EXERCISE DESCRIPTION: Among the entries below, copy only the span from the line containing "What TikZ code" through the line containing "(rule2) at (658,560)". Do so exactly, and skip the pictures.

RAW RECORDS:

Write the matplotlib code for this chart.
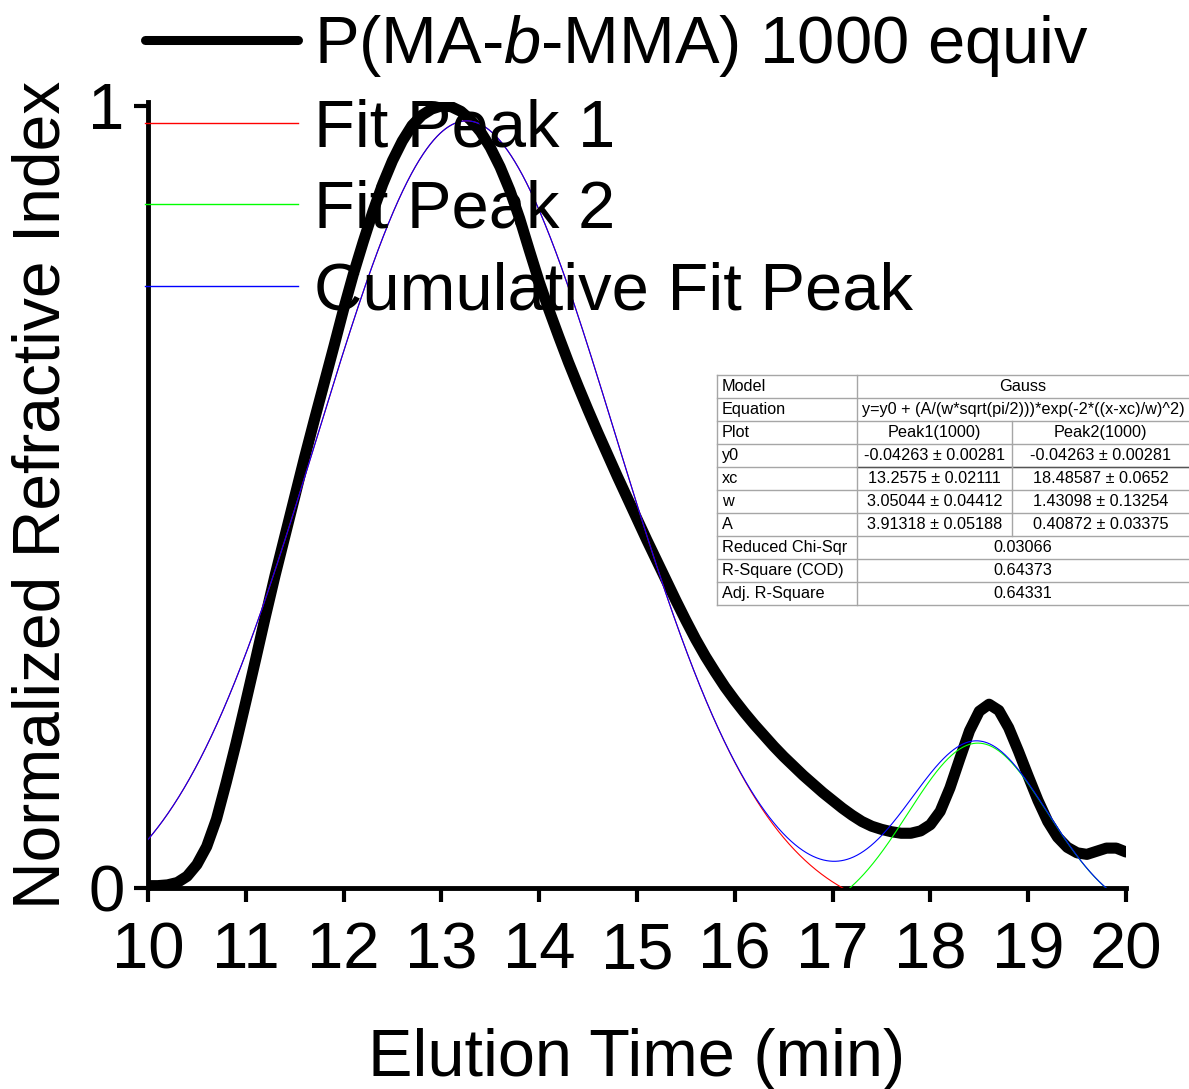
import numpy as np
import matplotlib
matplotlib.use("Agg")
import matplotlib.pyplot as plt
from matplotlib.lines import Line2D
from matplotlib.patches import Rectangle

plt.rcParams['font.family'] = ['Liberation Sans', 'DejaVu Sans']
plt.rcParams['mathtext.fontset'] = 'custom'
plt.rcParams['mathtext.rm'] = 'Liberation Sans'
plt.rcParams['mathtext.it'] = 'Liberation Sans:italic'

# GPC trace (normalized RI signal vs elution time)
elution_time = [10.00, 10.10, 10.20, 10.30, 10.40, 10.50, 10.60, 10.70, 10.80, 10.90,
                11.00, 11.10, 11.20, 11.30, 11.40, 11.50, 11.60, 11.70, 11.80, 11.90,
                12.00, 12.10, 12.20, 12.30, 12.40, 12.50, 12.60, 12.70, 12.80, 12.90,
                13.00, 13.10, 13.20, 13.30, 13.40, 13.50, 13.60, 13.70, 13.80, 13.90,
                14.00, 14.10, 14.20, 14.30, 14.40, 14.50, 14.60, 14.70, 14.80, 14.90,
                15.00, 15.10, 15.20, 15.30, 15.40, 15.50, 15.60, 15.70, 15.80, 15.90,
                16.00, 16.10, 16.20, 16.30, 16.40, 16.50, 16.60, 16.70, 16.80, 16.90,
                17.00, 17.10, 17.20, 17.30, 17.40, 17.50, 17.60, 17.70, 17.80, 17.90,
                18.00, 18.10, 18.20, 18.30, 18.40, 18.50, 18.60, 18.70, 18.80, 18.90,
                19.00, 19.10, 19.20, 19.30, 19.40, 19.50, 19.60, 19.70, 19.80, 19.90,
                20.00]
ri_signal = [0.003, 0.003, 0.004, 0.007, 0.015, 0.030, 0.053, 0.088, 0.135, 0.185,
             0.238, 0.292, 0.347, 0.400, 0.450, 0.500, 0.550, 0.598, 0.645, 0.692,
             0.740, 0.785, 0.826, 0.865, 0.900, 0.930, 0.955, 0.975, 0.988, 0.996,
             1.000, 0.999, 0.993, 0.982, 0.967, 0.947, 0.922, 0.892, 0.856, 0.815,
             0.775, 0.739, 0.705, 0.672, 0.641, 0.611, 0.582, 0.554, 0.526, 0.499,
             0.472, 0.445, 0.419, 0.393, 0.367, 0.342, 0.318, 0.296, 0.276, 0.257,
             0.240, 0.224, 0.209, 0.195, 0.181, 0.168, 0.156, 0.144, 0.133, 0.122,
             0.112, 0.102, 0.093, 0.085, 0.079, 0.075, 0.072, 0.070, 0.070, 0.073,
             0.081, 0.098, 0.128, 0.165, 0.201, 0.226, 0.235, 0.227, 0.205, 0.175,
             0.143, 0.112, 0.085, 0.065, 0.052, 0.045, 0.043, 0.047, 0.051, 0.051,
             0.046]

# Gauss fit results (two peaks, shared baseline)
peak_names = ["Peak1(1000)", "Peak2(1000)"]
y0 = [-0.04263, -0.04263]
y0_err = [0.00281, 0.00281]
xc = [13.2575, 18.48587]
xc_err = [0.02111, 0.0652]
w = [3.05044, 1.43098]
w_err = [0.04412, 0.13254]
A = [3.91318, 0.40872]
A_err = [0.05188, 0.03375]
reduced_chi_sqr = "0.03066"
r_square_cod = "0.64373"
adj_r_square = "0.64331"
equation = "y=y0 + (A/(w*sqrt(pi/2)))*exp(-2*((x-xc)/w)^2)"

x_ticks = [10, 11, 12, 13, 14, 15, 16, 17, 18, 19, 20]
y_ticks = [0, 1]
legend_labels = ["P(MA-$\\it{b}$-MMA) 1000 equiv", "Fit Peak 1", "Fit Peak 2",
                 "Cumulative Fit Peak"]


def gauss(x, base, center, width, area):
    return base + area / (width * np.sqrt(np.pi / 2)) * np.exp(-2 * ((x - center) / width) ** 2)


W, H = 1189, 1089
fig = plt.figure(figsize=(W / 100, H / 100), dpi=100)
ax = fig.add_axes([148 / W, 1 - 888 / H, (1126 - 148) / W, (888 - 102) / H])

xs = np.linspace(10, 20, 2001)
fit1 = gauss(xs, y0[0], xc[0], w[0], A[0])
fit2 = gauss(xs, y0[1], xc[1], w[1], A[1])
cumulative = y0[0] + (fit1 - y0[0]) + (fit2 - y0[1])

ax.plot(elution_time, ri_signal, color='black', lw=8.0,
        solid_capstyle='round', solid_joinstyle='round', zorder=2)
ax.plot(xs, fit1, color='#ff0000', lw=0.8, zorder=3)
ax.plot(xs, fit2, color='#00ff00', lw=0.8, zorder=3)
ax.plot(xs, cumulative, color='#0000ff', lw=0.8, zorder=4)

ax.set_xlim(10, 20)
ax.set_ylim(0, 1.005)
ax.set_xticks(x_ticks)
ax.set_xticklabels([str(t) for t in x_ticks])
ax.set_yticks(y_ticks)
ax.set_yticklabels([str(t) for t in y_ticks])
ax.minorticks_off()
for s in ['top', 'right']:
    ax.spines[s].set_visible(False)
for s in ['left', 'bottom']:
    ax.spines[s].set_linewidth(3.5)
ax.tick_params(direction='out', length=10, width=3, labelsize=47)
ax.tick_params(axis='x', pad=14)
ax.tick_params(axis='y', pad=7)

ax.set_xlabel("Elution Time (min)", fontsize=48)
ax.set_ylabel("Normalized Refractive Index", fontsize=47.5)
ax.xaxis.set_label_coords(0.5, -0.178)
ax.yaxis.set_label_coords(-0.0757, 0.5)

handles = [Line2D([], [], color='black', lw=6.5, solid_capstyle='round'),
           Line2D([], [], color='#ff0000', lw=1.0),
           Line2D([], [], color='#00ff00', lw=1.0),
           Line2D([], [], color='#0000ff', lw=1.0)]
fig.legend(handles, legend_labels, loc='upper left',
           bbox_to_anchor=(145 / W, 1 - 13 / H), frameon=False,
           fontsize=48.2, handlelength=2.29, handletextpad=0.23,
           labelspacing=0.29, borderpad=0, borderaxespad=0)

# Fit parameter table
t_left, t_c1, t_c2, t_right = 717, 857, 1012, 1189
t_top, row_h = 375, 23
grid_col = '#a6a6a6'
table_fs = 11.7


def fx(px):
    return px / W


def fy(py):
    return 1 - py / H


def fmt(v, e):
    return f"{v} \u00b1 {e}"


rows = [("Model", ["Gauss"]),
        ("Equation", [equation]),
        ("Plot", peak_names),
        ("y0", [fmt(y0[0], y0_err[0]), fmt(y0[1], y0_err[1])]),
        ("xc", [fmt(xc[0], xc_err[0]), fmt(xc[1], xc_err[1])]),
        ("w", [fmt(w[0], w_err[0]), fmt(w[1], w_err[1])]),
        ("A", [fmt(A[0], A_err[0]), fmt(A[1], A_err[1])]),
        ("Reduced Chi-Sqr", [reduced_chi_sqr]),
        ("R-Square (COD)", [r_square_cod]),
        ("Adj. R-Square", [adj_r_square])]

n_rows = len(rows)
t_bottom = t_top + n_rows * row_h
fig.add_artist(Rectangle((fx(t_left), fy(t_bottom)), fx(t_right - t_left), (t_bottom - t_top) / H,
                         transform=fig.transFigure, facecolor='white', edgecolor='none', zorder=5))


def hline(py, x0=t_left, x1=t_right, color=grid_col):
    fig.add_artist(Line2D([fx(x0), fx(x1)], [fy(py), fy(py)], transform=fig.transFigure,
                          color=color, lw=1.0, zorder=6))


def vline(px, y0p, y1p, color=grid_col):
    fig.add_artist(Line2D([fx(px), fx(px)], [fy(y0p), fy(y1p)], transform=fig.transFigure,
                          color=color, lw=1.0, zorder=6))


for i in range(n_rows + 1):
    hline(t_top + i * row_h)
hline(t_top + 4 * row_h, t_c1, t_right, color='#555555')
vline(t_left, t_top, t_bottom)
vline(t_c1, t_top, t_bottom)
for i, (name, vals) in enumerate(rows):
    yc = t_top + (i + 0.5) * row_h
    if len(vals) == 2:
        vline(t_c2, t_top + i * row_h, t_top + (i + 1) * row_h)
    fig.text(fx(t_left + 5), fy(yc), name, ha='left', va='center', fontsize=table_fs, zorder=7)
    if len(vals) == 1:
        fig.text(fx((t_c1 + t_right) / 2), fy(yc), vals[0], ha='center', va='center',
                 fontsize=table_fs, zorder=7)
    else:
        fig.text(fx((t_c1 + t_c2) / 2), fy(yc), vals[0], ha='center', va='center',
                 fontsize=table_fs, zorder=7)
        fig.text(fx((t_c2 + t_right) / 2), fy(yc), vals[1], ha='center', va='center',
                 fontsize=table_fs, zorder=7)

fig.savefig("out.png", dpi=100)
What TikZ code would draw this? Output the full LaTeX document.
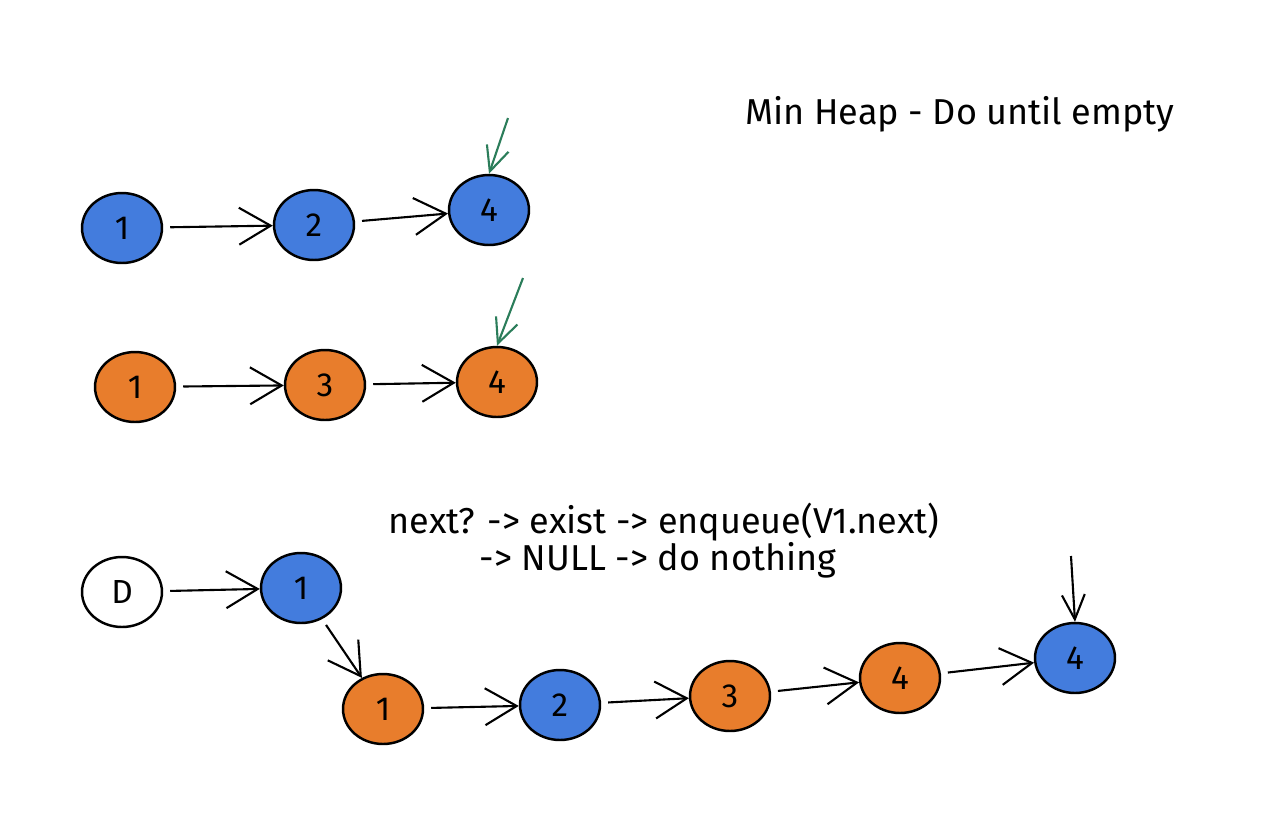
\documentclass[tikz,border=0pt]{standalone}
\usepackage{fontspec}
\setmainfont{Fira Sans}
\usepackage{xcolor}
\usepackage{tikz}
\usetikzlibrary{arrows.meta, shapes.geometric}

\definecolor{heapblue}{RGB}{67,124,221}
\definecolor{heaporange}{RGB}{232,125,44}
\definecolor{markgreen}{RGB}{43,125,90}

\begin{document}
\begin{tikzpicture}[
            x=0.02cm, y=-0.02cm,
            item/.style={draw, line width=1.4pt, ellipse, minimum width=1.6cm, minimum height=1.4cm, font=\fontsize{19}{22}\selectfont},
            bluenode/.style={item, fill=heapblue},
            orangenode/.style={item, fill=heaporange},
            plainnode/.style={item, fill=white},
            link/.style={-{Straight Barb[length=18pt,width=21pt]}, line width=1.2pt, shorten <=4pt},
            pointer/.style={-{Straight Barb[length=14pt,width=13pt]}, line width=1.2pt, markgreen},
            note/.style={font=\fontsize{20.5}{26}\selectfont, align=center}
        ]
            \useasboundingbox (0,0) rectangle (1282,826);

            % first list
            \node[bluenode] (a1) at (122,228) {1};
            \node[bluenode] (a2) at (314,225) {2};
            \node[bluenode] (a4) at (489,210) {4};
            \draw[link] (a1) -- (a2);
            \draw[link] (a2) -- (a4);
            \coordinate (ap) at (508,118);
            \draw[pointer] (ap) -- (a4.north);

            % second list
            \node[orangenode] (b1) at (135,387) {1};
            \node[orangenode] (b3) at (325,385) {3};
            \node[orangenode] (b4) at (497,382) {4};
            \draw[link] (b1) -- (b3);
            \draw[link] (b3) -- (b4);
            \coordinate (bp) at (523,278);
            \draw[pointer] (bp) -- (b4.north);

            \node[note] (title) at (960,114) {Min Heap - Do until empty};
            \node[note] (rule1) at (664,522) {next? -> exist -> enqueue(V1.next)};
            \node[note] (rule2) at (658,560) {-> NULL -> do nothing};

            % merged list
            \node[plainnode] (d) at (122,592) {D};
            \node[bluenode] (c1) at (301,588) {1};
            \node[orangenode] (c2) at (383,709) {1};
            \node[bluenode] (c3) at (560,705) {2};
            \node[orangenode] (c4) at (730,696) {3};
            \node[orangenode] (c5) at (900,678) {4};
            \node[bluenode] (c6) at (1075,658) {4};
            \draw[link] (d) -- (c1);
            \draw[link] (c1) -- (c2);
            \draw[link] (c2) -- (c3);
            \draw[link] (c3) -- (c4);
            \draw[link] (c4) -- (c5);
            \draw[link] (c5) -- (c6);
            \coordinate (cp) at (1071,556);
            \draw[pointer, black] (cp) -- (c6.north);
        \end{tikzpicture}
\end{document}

RESPONSE FOR THIS EXERCISE:
What TikZ code would draw this? Output the full LaTeX document.
\documentclass[tikz,border=0pt]{standalone}
\usepackage{fontspec}
\setmainfont{Fira Sans}
\usepackage{xcolor}
\usepackage{tikz}
\usetikzlibrary{arrows.meta, shapes.geometric}

\definecolor{heapblue}{RGB}{67,124,221}
\definecolor{heaporange}{RGB}{232,125,44}
\definecolor{markgreen}{RGB}{43,125,90}

\begin{document}
\begin{tikzpicture}[
            x=0.02cm, y=-0.02cm,
            item/.style={draw, line width=1.4pt, ellipse, minimum width=1.6cm, minimum height=1.4cm, font=\fontsize{19}{22}\selectfont},
            bluenode/.style={item, fill=heapblue},
            orangenode/.style={item, fill=heaporange},
            plainnode/.style={item, fill=white},
            link/.style={-{Straight Barb[length=18pt,width=21pt]}, line width=1.2pt, shorten <=4pt},
            pointer/.style={-{Straight Barb[length=14pt,width=13pt]}, line width=1.2pt, markgreen},
            note/.style={font=\fontsize{20.5}{26}\selectfont, align=center}
        ]
            \useasboundingbox (0,0) rectangle (1282,826);

            % first list
            \node[bluenode] (a1) at (122,228) {1};
            \node[bluenode] (a2) at (314,225) {2};
            \node[bluenode] (a4) at (489,210) {4};
            \draw[link] (a1) -- (a2);
            \draw[link] (a2) -- (a4);
            \coordinate (ap) at (508,118);
            \draw[pointer] (ap) -- (a4.north);

            % second list
            \node[orangenode] (b1) at (135,387) {1};
            \node[orangenode] (b3) at (325,385) {3};
            \node[orangenode] (b4) at (497,382) {4};
            \draw[link] (b1) -- (b3);
            \draw[link] (b3) -- (b4);
            \coordinate (bp) at (523,278);
            \draw[pointer] (bp) -- (b4.north);

            \node[note] (title) at (960,114) {Min Heap - Do until empty};
            \node[note] (rule1) at (664,522) {next? -> exist -> enqueue(V1.next)};
            \node[note] (rule2) at (658,560) {-> NULL -> do nothing};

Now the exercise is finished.